═════ DATA BLOCK ═════

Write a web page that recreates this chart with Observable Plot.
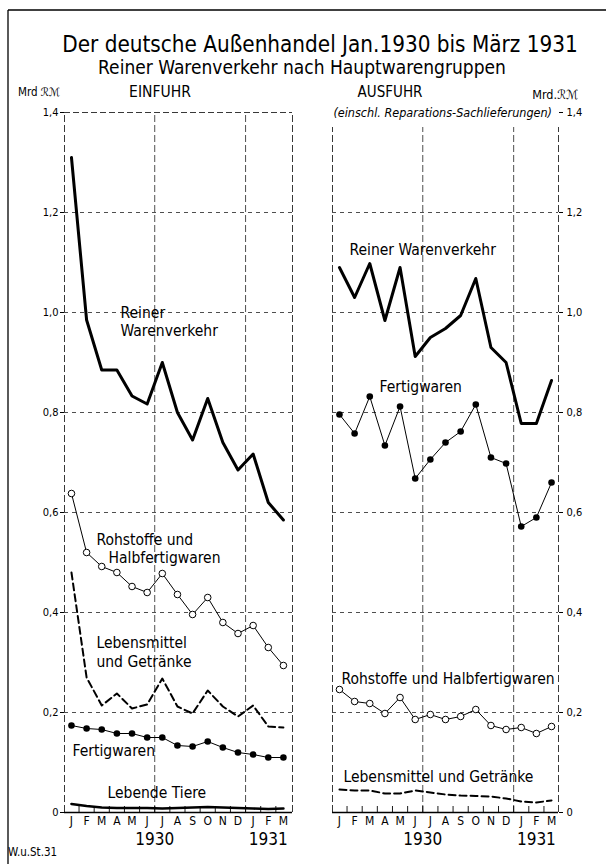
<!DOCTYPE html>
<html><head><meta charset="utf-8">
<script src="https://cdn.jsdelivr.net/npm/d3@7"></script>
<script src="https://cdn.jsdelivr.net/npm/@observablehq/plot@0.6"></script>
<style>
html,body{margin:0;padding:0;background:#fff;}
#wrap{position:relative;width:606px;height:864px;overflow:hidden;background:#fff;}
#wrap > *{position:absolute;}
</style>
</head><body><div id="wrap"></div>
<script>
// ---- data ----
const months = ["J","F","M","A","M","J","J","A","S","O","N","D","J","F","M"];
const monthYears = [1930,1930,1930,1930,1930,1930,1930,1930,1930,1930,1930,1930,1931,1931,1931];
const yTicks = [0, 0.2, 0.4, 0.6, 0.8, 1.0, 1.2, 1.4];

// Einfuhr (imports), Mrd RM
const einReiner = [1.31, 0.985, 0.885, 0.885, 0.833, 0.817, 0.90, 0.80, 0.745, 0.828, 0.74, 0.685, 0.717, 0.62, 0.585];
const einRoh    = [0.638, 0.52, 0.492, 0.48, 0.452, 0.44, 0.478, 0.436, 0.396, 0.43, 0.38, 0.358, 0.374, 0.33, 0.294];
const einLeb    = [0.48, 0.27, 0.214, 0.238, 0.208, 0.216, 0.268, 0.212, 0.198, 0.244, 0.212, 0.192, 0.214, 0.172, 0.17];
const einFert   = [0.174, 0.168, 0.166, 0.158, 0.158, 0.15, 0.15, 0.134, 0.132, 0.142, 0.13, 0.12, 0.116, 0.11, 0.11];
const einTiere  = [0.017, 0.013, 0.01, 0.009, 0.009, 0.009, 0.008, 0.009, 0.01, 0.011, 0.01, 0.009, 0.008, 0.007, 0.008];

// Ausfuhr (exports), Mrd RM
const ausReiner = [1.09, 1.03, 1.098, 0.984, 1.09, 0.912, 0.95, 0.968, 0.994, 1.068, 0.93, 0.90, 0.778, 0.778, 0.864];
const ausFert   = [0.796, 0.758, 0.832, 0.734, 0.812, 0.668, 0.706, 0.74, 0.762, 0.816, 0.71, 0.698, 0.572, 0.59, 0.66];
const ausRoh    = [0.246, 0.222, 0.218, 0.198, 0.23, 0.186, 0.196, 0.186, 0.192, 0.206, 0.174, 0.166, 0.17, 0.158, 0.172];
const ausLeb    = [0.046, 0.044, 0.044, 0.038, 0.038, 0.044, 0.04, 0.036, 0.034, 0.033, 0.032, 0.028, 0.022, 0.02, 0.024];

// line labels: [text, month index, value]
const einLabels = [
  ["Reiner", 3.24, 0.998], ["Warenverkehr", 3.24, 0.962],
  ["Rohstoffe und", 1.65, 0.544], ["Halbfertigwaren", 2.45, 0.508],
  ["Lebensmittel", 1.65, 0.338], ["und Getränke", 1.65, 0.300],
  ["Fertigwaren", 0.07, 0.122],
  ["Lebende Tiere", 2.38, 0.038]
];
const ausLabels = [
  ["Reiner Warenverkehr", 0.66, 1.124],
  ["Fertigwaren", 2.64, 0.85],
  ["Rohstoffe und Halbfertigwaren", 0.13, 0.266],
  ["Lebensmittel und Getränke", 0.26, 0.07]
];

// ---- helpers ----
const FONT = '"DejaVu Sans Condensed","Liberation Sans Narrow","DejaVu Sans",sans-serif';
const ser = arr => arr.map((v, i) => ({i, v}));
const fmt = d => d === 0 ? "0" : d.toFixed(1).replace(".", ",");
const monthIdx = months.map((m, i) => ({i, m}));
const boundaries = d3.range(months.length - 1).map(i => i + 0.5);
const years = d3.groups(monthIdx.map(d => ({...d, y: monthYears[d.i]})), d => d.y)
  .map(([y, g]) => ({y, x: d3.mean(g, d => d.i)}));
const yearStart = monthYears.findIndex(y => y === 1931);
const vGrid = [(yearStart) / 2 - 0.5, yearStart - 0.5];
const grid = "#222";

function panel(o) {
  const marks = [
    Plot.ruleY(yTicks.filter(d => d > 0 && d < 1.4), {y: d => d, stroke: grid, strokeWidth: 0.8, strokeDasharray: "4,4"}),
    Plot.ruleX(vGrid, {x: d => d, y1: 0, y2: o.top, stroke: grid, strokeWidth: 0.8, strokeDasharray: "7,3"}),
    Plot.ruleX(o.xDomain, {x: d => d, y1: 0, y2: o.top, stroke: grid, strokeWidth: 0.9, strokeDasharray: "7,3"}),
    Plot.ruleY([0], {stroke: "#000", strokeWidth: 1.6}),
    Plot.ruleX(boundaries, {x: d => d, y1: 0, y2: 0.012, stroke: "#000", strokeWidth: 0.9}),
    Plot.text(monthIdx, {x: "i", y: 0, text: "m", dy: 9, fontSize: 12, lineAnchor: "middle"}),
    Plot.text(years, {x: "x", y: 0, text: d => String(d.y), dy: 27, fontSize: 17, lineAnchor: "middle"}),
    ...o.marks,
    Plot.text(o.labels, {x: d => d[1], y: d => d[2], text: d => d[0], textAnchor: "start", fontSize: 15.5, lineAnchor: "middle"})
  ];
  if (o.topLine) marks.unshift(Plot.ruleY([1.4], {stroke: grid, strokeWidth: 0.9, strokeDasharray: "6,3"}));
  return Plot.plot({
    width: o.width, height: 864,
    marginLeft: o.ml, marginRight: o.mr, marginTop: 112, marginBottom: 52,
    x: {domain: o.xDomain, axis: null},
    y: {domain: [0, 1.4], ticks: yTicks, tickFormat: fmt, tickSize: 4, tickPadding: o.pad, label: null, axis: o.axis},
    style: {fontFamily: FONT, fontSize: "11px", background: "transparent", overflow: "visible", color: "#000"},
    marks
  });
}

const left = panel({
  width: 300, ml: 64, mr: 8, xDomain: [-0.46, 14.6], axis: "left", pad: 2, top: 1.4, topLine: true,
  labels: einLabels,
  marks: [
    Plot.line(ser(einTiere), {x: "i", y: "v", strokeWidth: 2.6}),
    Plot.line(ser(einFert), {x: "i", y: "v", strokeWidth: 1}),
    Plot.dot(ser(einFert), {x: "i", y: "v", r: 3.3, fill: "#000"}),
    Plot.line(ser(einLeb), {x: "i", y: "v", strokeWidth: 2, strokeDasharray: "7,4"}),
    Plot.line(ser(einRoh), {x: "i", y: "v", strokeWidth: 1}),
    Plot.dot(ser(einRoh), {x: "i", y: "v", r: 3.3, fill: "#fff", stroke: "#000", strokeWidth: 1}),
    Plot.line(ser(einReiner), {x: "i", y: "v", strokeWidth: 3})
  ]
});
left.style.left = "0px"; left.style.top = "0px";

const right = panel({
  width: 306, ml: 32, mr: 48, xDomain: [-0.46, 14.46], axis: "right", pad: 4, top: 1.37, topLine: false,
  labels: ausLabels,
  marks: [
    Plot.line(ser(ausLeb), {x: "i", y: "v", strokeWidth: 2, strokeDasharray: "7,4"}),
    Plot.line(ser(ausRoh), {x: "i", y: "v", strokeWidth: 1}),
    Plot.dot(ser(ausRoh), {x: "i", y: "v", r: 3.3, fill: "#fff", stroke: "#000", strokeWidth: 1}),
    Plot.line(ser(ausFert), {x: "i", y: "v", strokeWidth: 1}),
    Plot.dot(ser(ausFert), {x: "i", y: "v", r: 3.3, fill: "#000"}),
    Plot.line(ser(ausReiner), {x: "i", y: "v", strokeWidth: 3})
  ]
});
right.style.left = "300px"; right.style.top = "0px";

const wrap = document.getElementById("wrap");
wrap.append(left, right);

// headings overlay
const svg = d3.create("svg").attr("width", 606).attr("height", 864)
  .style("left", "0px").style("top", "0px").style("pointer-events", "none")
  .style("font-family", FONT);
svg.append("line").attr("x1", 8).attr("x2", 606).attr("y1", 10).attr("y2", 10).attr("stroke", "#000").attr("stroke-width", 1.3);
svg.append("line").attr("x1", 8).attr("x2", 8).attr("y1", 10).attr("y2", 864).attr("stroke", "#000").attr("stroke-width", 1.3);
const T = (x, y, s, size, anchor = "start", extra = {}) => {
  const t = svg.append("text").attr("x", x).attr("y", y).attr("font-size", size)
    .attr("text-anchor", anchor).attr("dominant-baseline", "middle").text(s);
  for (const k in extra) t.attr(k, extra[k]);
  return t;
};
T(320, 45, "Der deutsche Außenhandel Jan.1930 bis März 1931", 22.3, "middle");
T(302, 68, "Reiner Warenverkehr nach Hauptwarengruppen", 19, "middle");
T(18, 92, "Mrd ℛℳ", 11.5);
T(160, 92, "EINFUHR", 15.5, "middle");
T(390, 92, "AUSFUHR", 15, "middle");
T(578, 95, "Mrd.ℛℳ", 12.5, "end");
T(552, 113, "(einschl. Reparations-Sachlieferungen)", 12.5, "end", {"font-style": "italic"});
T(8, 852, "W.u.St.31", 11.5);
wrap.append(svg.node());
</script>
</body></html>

═════

# [SHORT PROBLEM]
Write out nothing but the lines from the start of the data through the line with "const yTicks = [0, 0.2, 0.4, 0.6, 0.8, 1.0, 1.2, 1.4];". Leave out the pictures.

# [EXERCISE ANSWER]
Write a web page that recreates this chart with Observable Plot.
<!DOCTYPE html>
<html><head><meta charset="utf-8">
<script src="https://cdn.jsdelivr.net/npm/d3@7"></script>
<script src="https://cdn.jsdelivr.net/npm/@observablehq/plot@0.6"></script>
<style>
html,body{margin:0;padding:0;background:#fff;}
#wrap{position:relative;width:606px;height:864px;overflow:hidden;background:#fff;}
#wrap > *{position:absolute;}
</style>
</head><body><div id="wrap"></div>
<script>
// ---- data ----
const months = ["J","F","M","A","M","J","J","A","S","O","N","D","J","F","M"];
const monthYears = [1930,1930,1930,1930,1930,1930,1930,1930,1930,1930,1930,1930,1931,1931,1931];
const yTicks = [0, 0.2, 0.4, 0.6, 0.8, 1.0, 1.2, 1.4];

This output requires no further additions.